An adjunct professor of art at Towson University has been fired after referring to himself as “a nigger on the corporate plantation” in a discussion about the representation of power in art.
The firing occurred summarily, over the telephone, and with no formal hearing. I don’t think the college could have reinforced his point any better if they’d set out to do it.
Speaking as a sometime adjunct, it is truly amazing how much colleges depend on us and yet how little regard we are held in.

I’m sure that in our career path we have all felt the same way in one job or another. Most of us probably did not put it into a racial charged statement like that but the feeling is the same.
I’m just a Guinea WOP on the corporate plantation.
Well, the converse side is that he compared his University to slaveholders in a public setting. There are few people who can do that without getting fired.
I’ll say it. I don’t like it or agree with the meaning, but I’ll say it. If he was black I doubt he would’ve gotten fired. He’s a white professor (either that or there is a different, white guy named Allen Zaruba who is/was a professor of art at Towson University on Facebook) who dropped a charged word. Brian’s statement is correct, as most universities aren’t too fond of being compared to slaveholders, but if he was a black guy I doubt the outcome would be anywhere near the same.

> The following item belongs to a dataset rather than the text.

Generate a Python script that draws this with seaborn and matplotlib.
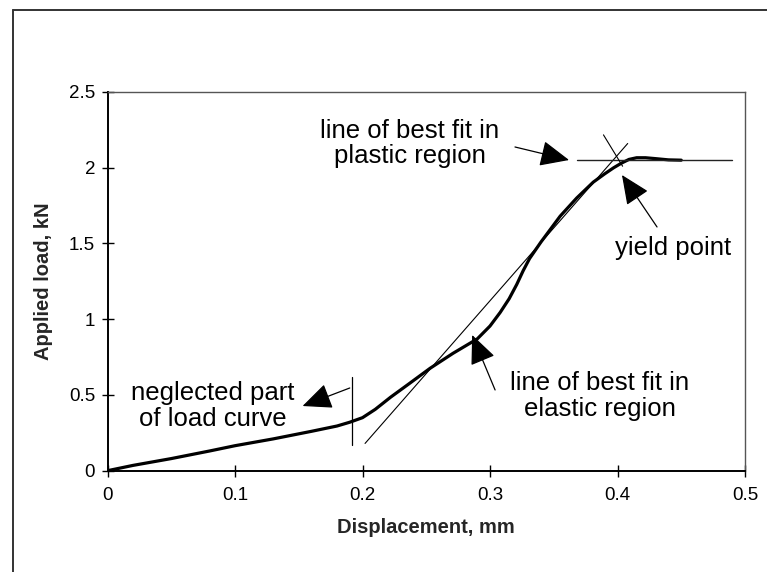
import matplotlib
matplotlib.use("Agg")
import matplotlib.pyplot as plt
from matplotlib.lines import Line2D
import seaborn as sns
import pandas as pd

# ---- data ----
disp = [0, 0.02, 0.05, 0.08, 0.10, 0.13, 0.16, 0.18, 0.19, 0.20, 0.21, 0.222,
        0.237, 0.253, 0.271, 0.28, 0.29, 0.30, 0.308, 0.315, 0.321, 0.326, 0.331,
        0.34, 0.355, 0.368, 0.381, 0.39, 0.397, 0.403, 0.409, 0.415, 0.422,
        0.43, 0.44, 0.45]
load = [0, 0.035, 0.08, 0.13, 0.165, 0.21, 0.26, 0.295, 0.32, 0.35, 0.405, 0.485,
        0.577, 0.676, 0.775, 0.82, 0.87, 0.955, 1.045, 1.135, 1.23, 1.32, 1.40,
        1.51, 1.68, 1.80, 1.905, 1.96, 2.0, 2.03, 2.055, 2.066, 2.066,
        2.06, 2.052, 2.05]

elastic_fit_x = [0.202, 0.408]
elastic_fit_y = [0.18, 2.16]
plastic_fit_x = [0.368, 0.49]
plastic_fit_y = [2.05, 2.05]
yield_mark_x = [0.389, 0.404]
yield_mark_y = [2.217, 2.01]
neglect_x = [0.1915, 0.1915]
neglect_y = [0.17, 0.62]

x_ticks = [0, 0.1, 0.2, 0.3, 0.4, 0.5]
x_tick_labels = ["0", "0.1", "0.2", "0.3", "0.4", "0.5"]
y_ticks = [0, 0.5, 1, 1.5, 2, 2.5]
y_tick_labels = ["0", "0.5", "1", "1.5", "2", "2.5"]

annotations = [
    # text, text position, arrow tail, arrow tip
    ("neglected part\nof load curve", (0.0827, 0.427), (0.190, 0.546), (0.153, 0.427)),
    ("line of best fit in\nplastic region", (0.237, 2.16), (0.3196, 2.137), (0.362, 2.051)),
    ("yield point", (0.4435, 1.47), (0.431, 1.609), (0.4035, 1.952)),
    ("line of best fit in\nelastic region", (0.386, 0.493), (0.304, 0.533), (0.286, 0.896)),
]

# ---- style ----
sns.set_style("white")
plt.rcParams["font.family"] = ["Liberation Sans", "DejaVu Sans"]

fig = plt.figure(figsize=(7.67, 5.72), dpi=100)
ax = fig.add_axes([107.5 / 767, 1 - 470.7 / 572, (745 - 107.5) / 767, (470.7 - 92) / 572])

curve = pd.DataFrame({"disp": disp, "load": load})
sns.lineplot(data=curve, x="disp", y="load", ax=ax, color="black", lw=2.3,
             estimator=None, sort=False)
sns.lineplot(x=elastic_fit_x, y=elastic_fit_y, ax=ax, color="black", lw=0.8,
             estimator=None, sort=False)
sns.lineplot(x=plastic_fit_x, y=plastic_fit_y, ax=ax, color="#222222", lw=1.0,
             estimator=None, sort=False)
sns.lineplot(x=yield_mark_x, y=yield_mark_y, ax=ax, color="black", lw=0.8,
             estimator=None, sort=False)
sns.lineplot(x=neglect_x, y=neglect_y, ax=ax, color="black", lw=0.9,
             estimator=None, sort=False)

for text, tpos, tail, tip in annotations:
    ax.text(tpos[0], tpos[1], text, ha="center", va="center",
            multialignment="center", fontsize=18.5, linespacing=1.1, color="black")
    ax.annotate("", xy=tip, xytext=tail,
                arrowprops=dict(arrowstyle="-|>,head_length=1.35,head_width=0.6",
                                mutation_scale=13.5, lw=0.9, color="black",
                                shrinkA=0, shrinkB=0))

ax.set_xlim(0, 0.5)
ax.set_ylim(0, 2.5)
ax.set_xticks(x_ticks)
ax.set_xticklabels(x_tick_labels)
ax.set_yticks(y_ticks)
ax.set_yticklabels(y_tick_labels)
ax.tick_params(axis="both", which="major", direction="inout", length=8, width=1,
               labelsize=13.5, colors="black", bottom=True, left=True, top=False, right=False)
ax.tick_params(axis="x", pad=8)
ax.tick_params(axis="y", pad=5)

ax.set_xlabel("Displacement, mm", fontsize=14.5, fontweight="bold", labelpad=10)
ax.set_ylabel("Applied load, kN", fontsize=14.5, fontweight="bold", labelpad=11)

for side in ["left", "bottom"]:
    ax.spines[side].set_color("black")
    ax.spines[side].set_linewidth(1.4)
for side in ["top", "right"]:
    ax.spines[side].set_color("#555555")
    ax.spines[side].set_linewidth(1.0)
    ax.spines[side].set_linestyle((0, (3, 1)))
    ax.spines[side].set_visible(True)

# outer frame of the chart area
fig.add_artist(Line2D([13 / 767, 13 / 767], [0, 1 - 10 / 572], transform=fig.transFigure,
                      color="#333333", lw=1.4))
fig.add_artist(Line2D([13 / 767, 1], [1 - 10 / 572, 1 - 10 / 572], transform=fig.transFigure,
                      color="#333333", lw=1.4))

fig.savefig("out.png", dpi=100)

I think he’s ignoring the historical fact that slaves were treated as valuable investments, whereas adjuncts are essentially disposable. He really should have compared himself to an “indentured servant”, the rental car of 17th century forced labor.
@BrianN
I don’t know that a class really counts as a “public setting”. It’s not like he said this while keynoting a conference or something.
Although I can’t imagine a situation where carping about your position at the college to a group of students could possibly be fruitful. Even less so if your students are a pack of thin-skinned tattletales, as his apparently were.
I should probably note that I don’t especially like the phrasing that this fellow used – the article notes that his stepfather was black, and I wouldn’t be surprised if it’s a turn of phrase he picked up from his family.
I do, however, understand and sympathize with the point he was trying to make.
Huh. I didn’t read the article, but just assumed he was black. Dan’s point, then, makes some sense. Wow.
@matt,
I would think a professor, even one at Towson University (Baltimore inside joke) would know when its appropriate to spew a turn of phrase he picked up growing up and when he ought to let decorum rule. ‘Nigger’ isn’t an especially attractive word, regardless of the color of the speaker, and his metaphor, as you point out, isn’t even accurate.
Guess this guy will find out what its like to be on actual welfare, and not just the academic kind.
@Pitt,
Why would we expect his metaphor to be accurate? He was an *art* professor.
@Dan,
At Towson University, no less.
/end snark
I just had a guy from marketing as me how to write “meters per second squared” in shorthand. I had to show him how to use the “^” symbol. It was fairly amusing.